En ce qui concerne Mailly Grand Cru, je ne veux pas parler au nom des vignerons adhérents, car chacun gère son exploitation comme il le souhaite. Je pense qu’il y aura peu de vignes semi-larges dans les Grands Crus, car notre terroir est très morcelé et donc peu adaptable à ce modèle. Compte tenu de notre image, de notre identité terroir, a-t-on intérêt à passer en vignes semi-larges ? J’y vois plus d’inconvénients que d’avantages.
Le SGV doit voter fin juillet et nous sommes nombreux à demander le report de ce vote et davantage d’éléments avérés. Nous avons par exemple du mal à savoir comment réagissent les cépages traditionnels sur les vignes semi-larges ou si les nouveaux cépages envisagés sont intéressants. Il y a encore trop de questionnements et trop peu d’éléments de réponse. Il faut tout de même relativiser : il n’y aura pas d’obligation. Nous pourrons passer en vignes semi-larges et revenir en vignes traditionnelles si cela ne nous convient pas. Ce n’est pas figé.

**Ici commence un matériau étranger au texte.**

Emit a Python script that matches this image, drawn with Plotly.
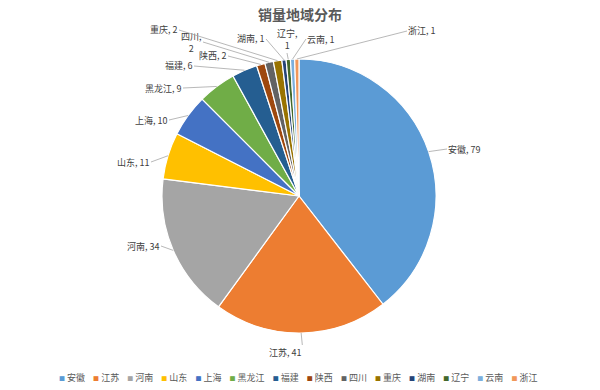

Une anecdote amusante : il y a peu, j’étais dans le Larzac et j’ai rendu visite à quelques vignerons qui travaillent en vignes semi-larges. Je les ai interrogé à ce sujet : beaucoup m’ont avoué souhaiter faire de la haute densité mais ne pas pouvoir car les coûts seraient trop élevés par rapport au prix du vin qu’ils vendent.